Comme l’Angelus, le malt de froment de cette Printemps lui donne une douceur et des notes céréalières naturellement complémentaires à la fraîcheur du fromage. En bouche ceci remplace avantageusement le pain, d’autant plus que personnellement je commence à saturer un peu sur le style Alex Croquet.
J’ai donc dégusté avec plaisir la bière avec le fromage, puis la bière avec le pain, pour un « reset » tout en fraîcheur de mon palais.
Et pour finir, tout est bien qui finit bien, encore une bière de chez de Struise, la « Ypres Reserva » dont l’acidité et les notes de fruits rouges (notamment la groseille) promettaient un accord avec le gras d’un dessert chocolaté. Ce fut un Millefeuille chocolat – fleur de houblon pour lequel l’accord anima les discussions.

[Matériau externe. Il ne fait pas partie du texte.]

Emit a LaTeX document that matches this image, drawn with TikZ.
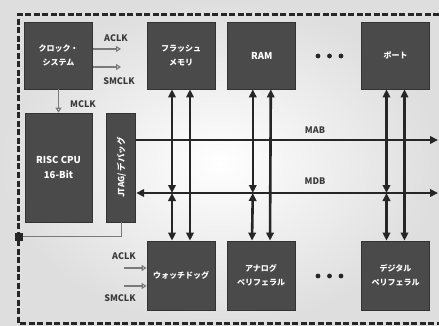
\documentclass[tikz,border=0pt]{standalone}
\usepackage{fontspec}
\setmainfont{Noto Sans CJK JP}
\usepackage{tikz}
\usetikzlibrary{arrows.meta,positioning,calc}
\definecolor{blockfill}{HTML}{4A4A4A}
\definecolor{blockline}{HTML}{333333}
\definecolor{busline}{HTML}{262626}
\definecolor{clkline}{HTML}{7A7A7A}
\definecolor{labeltext}{HTML}{3A3A3A}
\definecolor{bgouter}{HTML}{DEDEDE}

\begin{document}
\begin{tikzpicture}[x=1pt,y=-1pt,
  >={Triangle[length=8pt,width=7.5pt]},
  blk/.style={draw=blockline,fill=blockfill,line width=0.8pt,text=white,
              font=\fontsize{8}{14}\selectfont\bfseries,align=center,
              minimum width=68pt,minimum height=67pt,inner sep=2pt},
  lat/.style={font=\fontsize{9.5}{15}\selectfont\bfseries},
  bus/.style={busline,line width=2.6pt},
  clk/.style={clkline,line width=1.2pt,
              -{Triangle[open,fill=white,length=5pt,width=6pt]}},
  lbl/.style={labeltext,font=\fontsize{9}{10}\selectfont\bfseries,inner sep=0pt},
  node distance=12pt and 12pt]
\useasboundingbox (0,0) rectangle (439,326);
\shade[inner color=white,outer color=bgouter] (0,0) rectangle (439,326);
% chip outline
\draw[busline,line width=3pt,dash pattern=on 6pt off 2.5pt]
      (439,15) -- (18,15) -- (18,323) -- (439,323);
% top row
\node[blk] (clock) at (58.5,55.5) {クロック・\\システム};
\node[blk] (flash) at (181,55.5) {フラッシュ\\メモリ};
\node[blk,lat,right=of flash] (ram) {RAM};
\node[blk] (port) at (395.5,55.5) {ポート};
% cpu + debug
\node[blk,lat,minimum width=67pt,minimum height=109pt] (cpu) at (58.5,167.5) {RISC CPU\\16-Bit};
\node[blk,minimum width=29pt,minimum height=109pt,right=14pt of cpu] (jtag) {};
\node[white,font=\fontsize{8.5}{10}\selectfont\bfseries,rotate=90] (jtagtxt) at (jtag) {JTAG/ デバッグ};
% bottom row
\node[blk,minimum height=69pt] (wdog) at (181,275.5) {ウォッチドッグ};
\node[blk,minimum height=69pt] (analog) at (261,275.5) {アナログ\\ペリフェラル};
\node[blk,minimum height=69pt] (digital) at (395.5,275.5) {デジタル\\ペリフェラル};
\foreach \y in {56,276}
  \foreach \x in {318,329.5,341} \fill[busline] (\x,\y) circle (2.4pt);
% buses
\coordinate (mabR) at (438,140);
\coordinate (mdbR) at (438,193);
\foreach \t/\b in {flash/wdog,ram/analog,port/digital}{
  \draw[bus,<->] ($(\t.south)+(-9,0)$) -- ($(\t.south|-mdbR)+(-9,0)$);
  \draw[bus,<->] ($(\t.south|-mdbR)+(-9,0)$) -- ($(\b.north)+(-9,0)$);
  \draw[bus,<->] ($(\t.south)+(9,0)$) -- ($(\b.north)+(9,0)$);
}
\draw[bus,->] (jtag.east|-mabR) -- (mabR);
\draw[bus,<->] (jtag.east|-mdbR) -- (mdbR);
\node[lbl] (mab) at (315,130) {MAB};
\node[lbl] (mdb) at (315,181) {MDB};
% clocks
\coordinate (aclk) at (121,49);
\coordinate (smclk) at (121,67);
\draw[clk] (clock.east|-aclk) -- (aclk);
\draw[clk] (clock.east|-smclk) -- (smclk);
\draw[clk] (clock.south) -- (cpu.north);
\node[lbl] (aclklbl) at (116,38) {ACLK};
\node[lbl] (smclklbl) at (119,81.5) {SMCLK};
\node[lbl] (mclklbl) at (83,104) {MCLK};
\coordinate (wa) at (124,268);
\coordinate (ws) at (124,286);
\draw[clk] (wa) -- (wa-|wdog.west);
\draw[clk] (ws) -- (ws-|wdog.west);
\node[lbl] (walbl) at (124,256) {ACLK};
\node[lbl] (wslbl) at (120,298) {SMCLK};
% debug pin
\node[fill=busline,minimum size=8pt,inner sep=0pt] (pin) at (19,236.5) {};
\draw[clkline,line width=1.3pt] (jtag.south) |- (pin);
\end{tikzpicture}
\end{document}
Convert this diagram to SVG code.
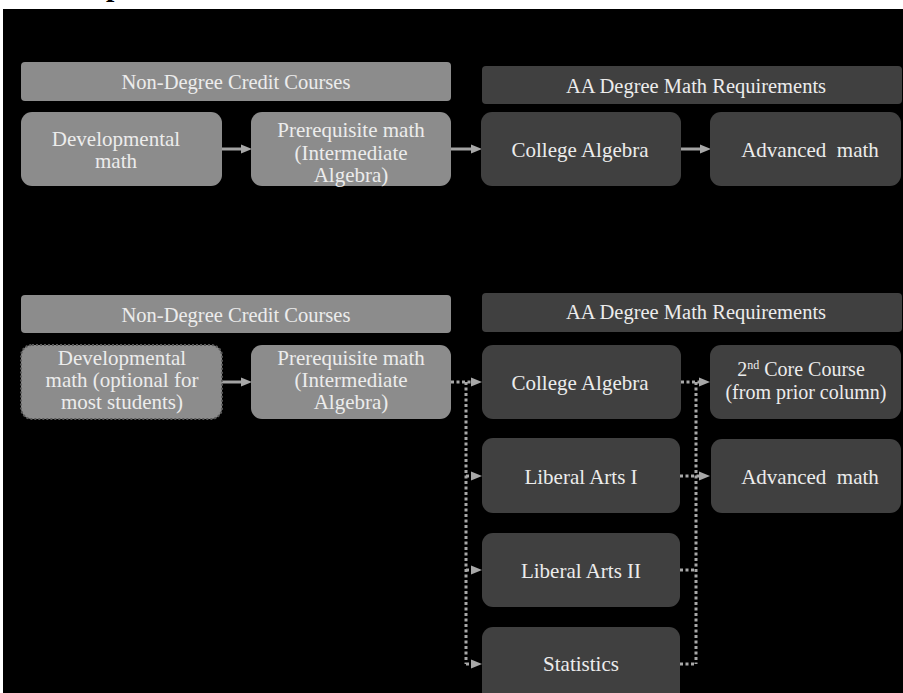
<svg xmlns="http://www.w3.org/2000/svg" width="903" height="693" viewBox="0 0 903 693">
<defs>
<style>
.bg{fill:#000}
.lg{fill:#8c8c8c}
.dk{fill:#404040}
.hd{fill:#8c8c8c}
.hdk{fill:#404040}
text{font-family:"Liberation Serif","Times New Roman",serif;fill:#ececec;text-anchor:middle}
.h{font-size:20.5px}
.b{font-size:21px}
.solid{stroke:#a3a3a3;stroke-width:3;fill:none}
.dot{stroke:#a8a8a8;stroke-width:3;fill:none;stroke-dasharray:3 2.5}
.ah{fill:#a8a8a8}
</style>
</defs>
<rect x="0" y="0" width="903" height="693" fill="#fff"/>
<text x="106" y="-4" style="font-size:30px;font-weight:bold;fill:#000;text-anchor:start">p</text>
<rect class="bg" x="3" y="9" width="900" height="684"/>

<g id="connectors">
<line class="solid" x1="222" y1="149" x2="242" y2="149"/>
<polygon class="ah" points="241,144.5 252,149 241,153.5"/>
<line class="solid" x1="451" y1="149" x2="472" y2="149"/>
<polygon class="ah" points="471,144.5 482,149 471,153.5"/>
<line class="solid" x1="681" y1="149" x2="701" y2="149"/>
<polygon class="ah" points="700,144.5 711,149 700,153.5"/>

<line class="solid" x1="222" y1="382" x2="242" y2="382"/>
<polygon class="ah" points="241,377.5 252,382 241,386.5"/>

<path class="dot" d="M451,382 H471 M466,382 V664 M466,476 H471 M466,570 H471 M466,664 H471"/>
<polygon class="ah" points="471,377.5 482,382 471,386.5"/>
<polygon class="ah" points="471,471.5 482,476 471,480.5"/>
<polygon class="ah" points="471,565.5 482,570 471,574.5"/>
<polygon class="ah" points="471,659.5 482,664 471,668.5"/>

<path class="dot" d="M681,382 H700 M696,382 V664 M680,476 H700 M680,570 H696 M680,664 H696"/>
<polygon class="ah" points="699,377.5 710,382 699,386.5"/>
<polygon class="ah" points="699,471.5 710,476 699,480.5"/>
</g>

<g id="hdr-nondeg-1"><rect class="hd" x="21" y="62" width="430" height="39" rx="4"/><text class="h" x="236" y="89">Non-Degree Credit Courses</text></g>
<g id="hdr-aa-1"><rect class="hdk" x="482" y="66" width="420" height="38" rx="4"/><text class="h" x="696" y="93">AA Degree Math Requirements</text></g>
<g id="dev-1"><rect class="lg" x="21" y="112" width="201" height="74" rx="11"/><text class="b" x="116" y="146">Developmental</text><text class="b" x="116" y="168">math</text></g>
<g id="prereq-1"><rect class="lg" x="251" y="112" width="200" height="74" rx="11"/><text class="b" x="351" y="137">Prerequisite math</text><text class="b" x="351" y="160">(Intermediate</text><text class="b" x="351" y="182">Algebra)</text></g>
<g id="colalg-1"><rect class="dk" x="481" y="112" width="200" height="74" rx="11"/><text class="b" x="580" y="157">College Algebra</text></g>
<g id="adv-1"><rect class="dk" x="710" y="112" width="191" height="74" rx="11"/><text class="b" x="810" y="157" xml:space="preserve">Advanced  math</text></g>

<g id="hdr-nondeg-2"><rect class="hd" x="21" y="295" width="430" height="38" rx="4"/><text class="h" x="236" y="322">Non-Degree Credit Courses</text></g>
<g id="hdr-aa-2"><rect class="hdk" x="482" y="293" width="420" height="39" rx="4"/><text class="h" x="696" y="319">AA Degree Math Requirements</text></g>
<g id="dev-2"><rect class="lg" x="21" y="345" width="201" height="74" rx="11" stroke="#5a5a5a" stroke-width="2" stroke-dasharray="2 2"/><text class="b" x="122" y="365">Developmental</text><text class="b" x="122" y="387">math (optional for</text><text class="b" x="122" y="409">most students)</text></g>
<g id="prereq-2"><rect class="lg" x="251" y="345" width="200" height="74" rx="11"/><text class="b" x="351" y="365">Prerequisite math</text><text class="b" x="351" y="387">(Intermediate</text><text class="b" x="351" y="409">Algebra)</text></g>
<g id="colalg-2"><rect class="dk" x="482" y="345" width="199" height="74" rx="11"/><text class="b" x="580" y="390">College Algebra</text></g>
<g id="core2"><rect class="dk" x="710" y="345" width="191" height="74" rx="11"/><text style="font-size:20px" x="801" y="376">2<tspan dy="-7" style="font-size:12px">nd</tspan><tspan dy="7"> Core Course</tspan></text><text style="font-size:20px" x="806" y="399">(from prior column)</text></g>
<g id="libarts1"><rect class="dk" x="482" y="438" width="198" height="75" rx="11"/><text class="b" x="581" y="484">Liberal Arts I</text></g>
<g id="adv-2"><rect class="dk" x="711" y="439" width="190" height="74" rx="11"/><text class="b" x="810" y="484" xml:space="preserve">Advanced  math</text></g>
<g id="libarts2"><rect class="dk" x="482" y="533" width="198" height="74" rx="11"/><text class="b" x="581" y="578">Liberal Arts II</text></g>
<g id="stats"><rect class="dk" x="482" y="627" width="198" height="80" rx="11"/><text class="b" x="581" y="671">Statistics</text></g>
</svg>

La bière était certainement la plus « difficile » de la soirée : apprécier l’acidité comme vecteur de goût n’est pas immédiat ni évident (je me rappelle avoir longtemps dégusté des Geuzes plus pour me faire le palais que pour y prendre un plaisir immédiat).
Mais ici l’accord donnait une belle profondeur au chocolat dans une simple évidence.
Avec la pâte feuilletée ça commençait à devenir plus discutable, disons que c’était plutôt sans intérêt majeur que réellement dissonant. Avec la glace à la vanille je peux concevoir que l’accord puisse être perçu comme grinçant, surtout après tant de perfection, mais en ce qui me concerne mon instinct (plus prosaïquement : « ma chance ») m’avait amené à compartimenter mes mises en bouche en millefeuille/Ypres et millefeuille/glace. Donc pas de fausse note pour moi.
Une soirée particulièrement plaisante donc, l’alchimie réussie entre les propositions gastronomique et zythophile a rencontré sa pareille dans l’ambiance autour de la table.
J’attends avec impatience tant la prochaine édition.
J'attends aussi furieusement l’ouverture de la Table du Clarance ! Je suis certain que Nicolas et Christophe vont enfin, seuls ou avec leurs compères du collectif Mange Lille réussir à magnifier la bière en gastronomie et à faire savoir que c'est gastronomiquement une place Top-Bière !!!